The Partnerships (Prosecution) (Scotland) Bill has been introduced at Westminster by the Advocate General for Scotland. The proposed change in the law aims to reform partnership law to allow prosecution of dissolved partnerships in respect of offences committed before the date of dissolution.
At present the law governing partnerships in Scotland allows a partnership to escape prosecution if it dissolves before criminal proceedings are served. This happened most publically in the wake of the Rosepark Care Home fire in 2004 in which 14 residents died.
Following the fire an attempt was made to prosecute the three former partners of the firm that owned and operated the care home. The proceedings were based upon health and safety legislation where offences are committed by the relevant employer. The court ruled in that case that the individual partners were not the employer but rather the employer was the partnership which is a separate legal person.

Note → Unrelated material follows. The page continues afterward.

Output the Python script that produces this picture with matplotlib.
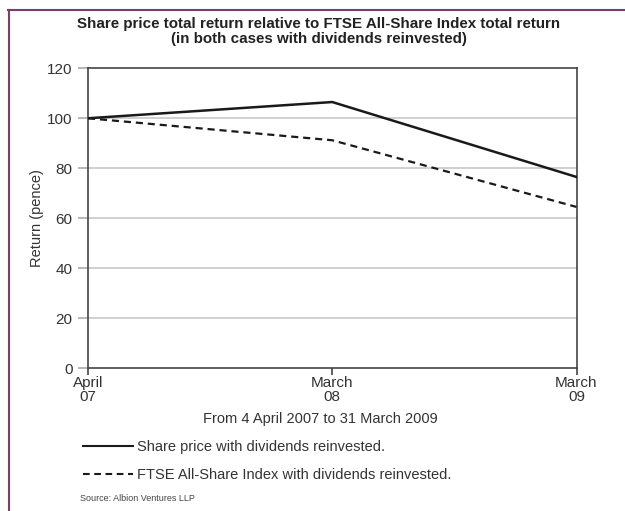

A second attempt to prosecute was undertaken with the indictment served on the dissolved partnership. This case also failed as the partnership had ceased to exist at the date of dissolution so there was no legal person to prosecute.
The Bill as submitted allows for prosecution of a dissolved partnership as if it had not been dissolved so long as the criminal proceedings are commenced within 5 years.
It is also worth noting that as presented the bill does not restrict payment of the fine to the assets of the dissolved partnership which could have serious implications for the former partners.
The Bill is at an early stage and we will continue to report on its progress.